The decision was a setback for Gov. Gavin Newsom (D), who had supported the university’s appeal. “This is against everything we stand for — new pathways to success, attracting tomorrow’s leaders, making college more affordable,” Newsom’s office said in a tweet. “UC’s incoming freshman class is the most diverse ever but now thousands of dreams will be dashed to keep a failing status quo.”

Our nation’s judiciary continues to not exactly cover itself in glory, either:

The two dissenters on the state high court who sided with Newsom and the university were Justices Goodwin H. Liu and Joshua P. Groban. Those in the majority were Chief Justice Tani Gorre Cantil-Sakauye and Justices Carol A. Corrigan, Leondra R. Kruger and Martin J. Jenkins. The majority did not issue a published opinion. The lawsuit, filed by a group called Save Berkeley’s Neighborhoods, remains pending in a state appellate court.

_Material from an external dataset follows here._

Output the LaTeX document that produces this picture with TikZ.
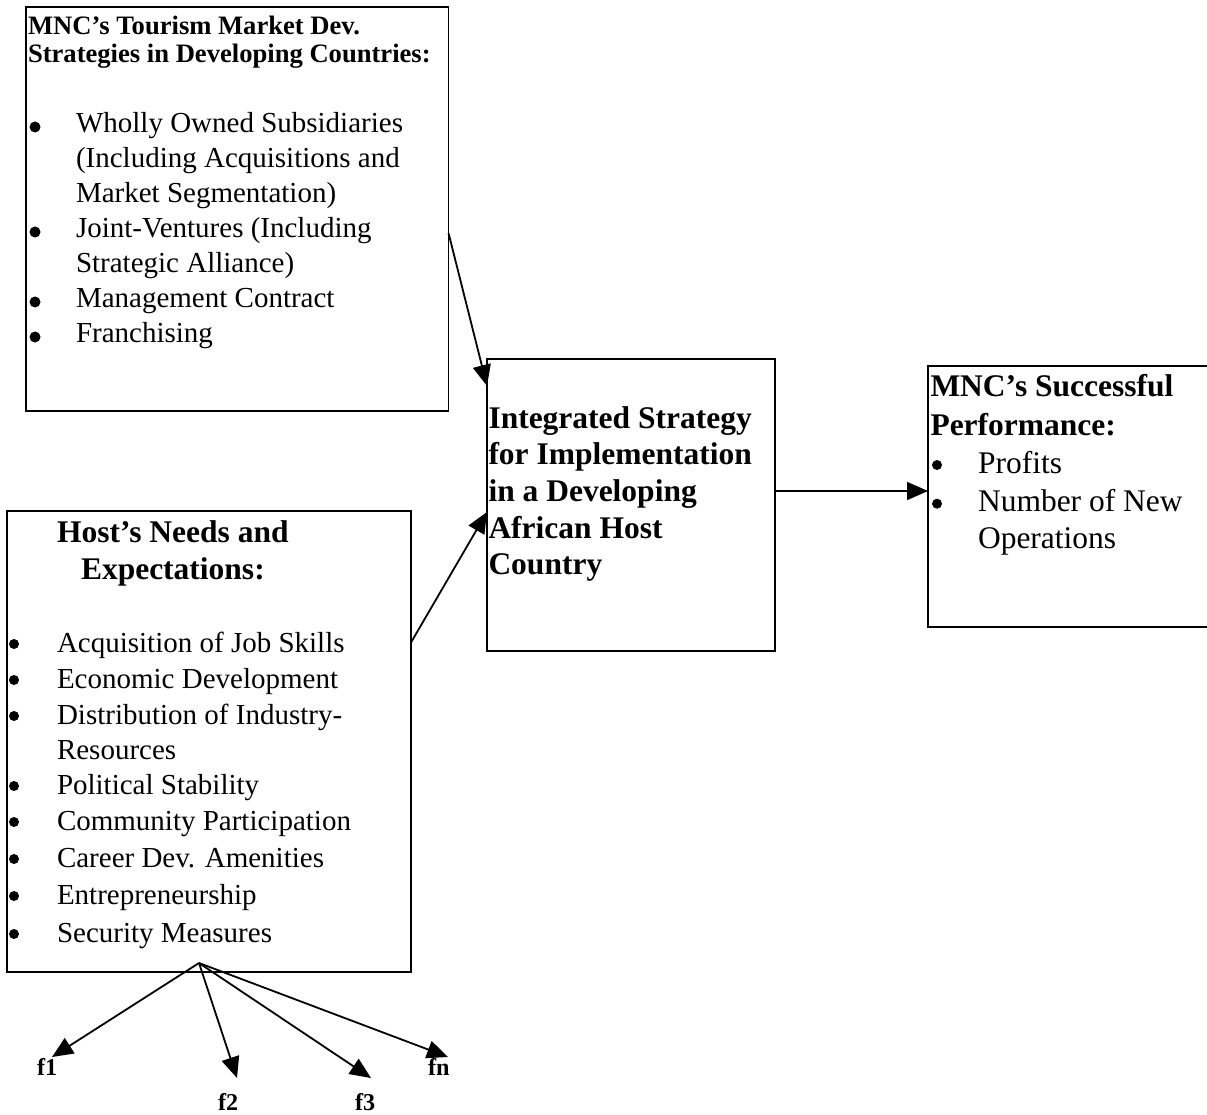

I personally believe the young people being denied a chance to attend the state’s flagship public university deserve an explanation for why the state’s top court is allowing NIMBYs to use a law ostensibly protecting the environment to screw them over, even though literally involved knows that the lawsuit has absolutely nothing to do with the environment. Preferably hand-written to each individual student.

Needless to say, CEQA needs to be seriously reformed to prevent this kind of abuse. It represents the kind of “local control” the governor who signed it loved.

…nom de clavier in comments:

CEQA, by frustrating dense development in the state with the mildest weather and one of the cleanest energy grids, has almost certainly been a huge net negative for the environment. It’s an absolute disgrace, and the sooner it’s repealed (and replaced with something that actually protects the environment without strangling construction) the better.

…and, yes, people who buy houses in the center of college towns and complain about how there are too many college students around and the law should do something about it are some of the most bizarre people in the world. Your windfall profits give you many other options if you don’t like it!